Airport screeners would still be able to see suspicious materials. Just as "you can still count the buttons on your shirt and the number of pockets" in a fun-house mirror, "you lose absolutely nothing in the suspicious objects you want to examine," Wattenburg explains. "It's what you have on you, next to your body that is of a different density than your flesh that is suspicious or dangerous. So the two are really independent, in my opinion...I think they did it the hard way."

The current batch of machines used in airports across the country would be very easy to retrofit, the scientist says.

TSA did not immediately respond to a request for comment, but told the Washington Post that it could not confirm Wattenburg's 2006 conversation with federal officials.

"This is probably the first they heard about it," Wattenburg says of the current TSA administration, musing that the official he spoke with four years ago might have just thrown his idea into the waste basket.

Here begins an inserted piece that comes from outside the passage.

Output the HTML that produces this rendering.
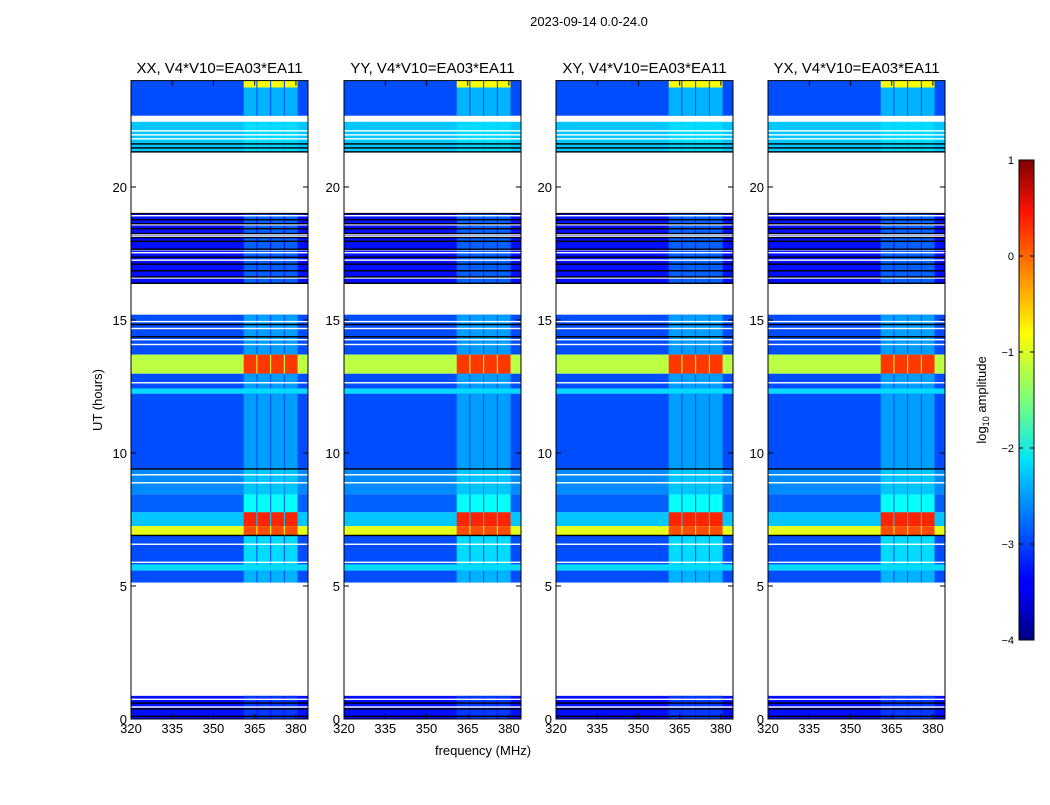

While some angry air travelers are calling for a national "opt-out" day during the busy Thanksgiving travel season, Wattenburg says that ditching full body screenings altogether isn't a good solution to the problem. "The president is right, the TSA is right, and they ought to continue doing it," he says of the screening techniques some have called invasive. "In no way should this suggestion slow down the use of the present standards of procedures. That's just inviting the terrorists to step in a blow a plane apart."

Recalling that scientists at the Livermore facility knew "instantly" that the scanners, would cause backlash over privacy concerns, Wattenburg says, "What's too bad is that I think 99 percent of the protests would not have happened, had they done this in the beginning." But he adds that any machine that creates images likely stores them somewhere, whether they are fun-house-style pictures or not. "They might say we always throw them away," he says, but "everything gets posted and archived."